**** Material supplied
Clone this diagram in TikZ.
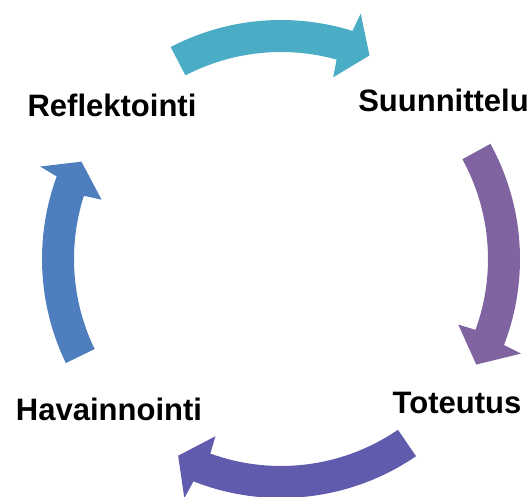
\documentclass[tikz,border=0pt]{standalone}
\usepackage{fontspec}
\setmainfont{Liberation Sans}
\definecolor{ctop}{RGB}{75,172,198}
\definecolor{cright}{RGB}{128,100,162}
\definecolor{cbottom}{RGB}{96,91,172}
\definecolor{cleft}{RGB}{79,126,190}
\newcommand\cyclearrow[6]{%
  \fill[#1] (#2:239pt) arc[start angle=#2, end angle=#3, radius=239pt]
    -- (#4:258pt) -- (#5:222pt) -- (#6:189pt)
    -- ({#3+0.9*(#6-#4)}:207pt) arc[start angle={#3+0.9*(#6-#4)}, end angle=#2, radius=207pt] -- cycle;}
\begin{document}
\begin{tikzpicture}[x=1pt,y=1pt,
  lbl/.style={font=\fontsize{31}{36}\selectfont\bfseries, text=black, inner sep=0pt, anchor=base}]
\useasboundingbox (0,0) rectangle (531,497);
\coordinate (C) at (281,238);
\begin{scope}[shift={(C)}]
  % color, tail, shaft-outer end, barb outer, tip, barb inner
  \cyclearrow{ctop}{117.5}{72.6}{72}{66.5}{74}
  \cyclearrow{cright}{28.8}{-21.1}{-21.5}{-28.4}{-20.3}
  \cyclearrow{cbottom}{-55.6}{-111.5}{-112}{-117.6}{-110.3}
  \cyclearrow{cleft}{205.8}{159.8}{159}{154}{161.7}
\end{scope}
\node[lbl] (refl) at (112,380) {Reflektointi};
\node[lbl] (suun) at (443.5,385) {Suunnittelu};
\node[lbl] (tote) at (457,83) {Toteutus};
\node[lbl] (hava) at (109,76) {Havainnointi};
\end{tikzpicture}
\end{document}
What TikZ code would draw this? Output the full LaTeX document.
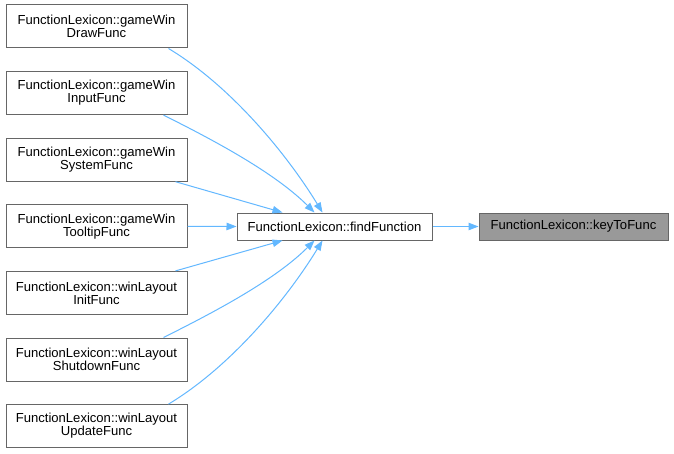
********
**Your goal:** Omit every picture, then repeat the remaining data exactly as it appears above.

**Output of the exercise:**
Clone this diagram in TikZ.
\documentclass[tikz,border=0pt]{standalone}
\usepackage{fontspec}
\setmainfont{Liberation Sans}
\definecolor{ctop}{RGB}{75,172,198}
\definecolor{cright}{RGB}{128,100,162}
\definecolor{cbottom}{RGB}{96,91,172}
\definecolor{cleft}{RGB}{79,126,190}
\newcommand\cyclearrow[6]{%
  \fill[#1] (#2:239pt) arc[start angle=#2, end angle=#3, radius=239pt]
    -- (#4:258pt) -- (#5:222pt) -- (#6:189pt)
    -- ({#3+0.9*(#6-#4)}:207pt) arc[start angle={#3+0.9*(#6-#4)}, end angle=#2, radius=207pt] -- cycle;}
\begin{document}
\begin{tikzpicture}[x=1pt,y=1pt,
  lbl/.style={font=\fontsize{31}{36}\selectfont\bfseries, text=black, inner sep=0pt, anchor=base}]
\useasboundingbox (0,0) rectangle (531,497);
\coordinate (C) at (281,238);
\begin{scope}[shift={(C)}]
  % color, tail, shaft-outer end, barb outer, tip, barb inner
  \cyclearrow{ctop}{117.5}{72.6}{72}{66.5}{74}
  \cyclearrow{cright}{28.8}{-21.1}{-21.5}{-28.4}{-20.3}
  \cyclearrow{cbottom}{-55.6}{-111.5}{-112}{-117.6}{-110.3}
  \cyclearrow{cleft}{205.8}{159.8}{159}{154}{161.7}
\end{scope}
\node[lbl] (refl) at (112,380) {Reflektointi};
\node[lbl] (suun) at (443.5,385) {Suunnittelu};
\node[lbl] (tote) at (457,83) {Toteutus};
\node[lbl] (hava) at (109,76) {Havainnointi};
\end{tikzpicture}
\end{document}
What TikZ code would draw this? Output the full LaTeX document.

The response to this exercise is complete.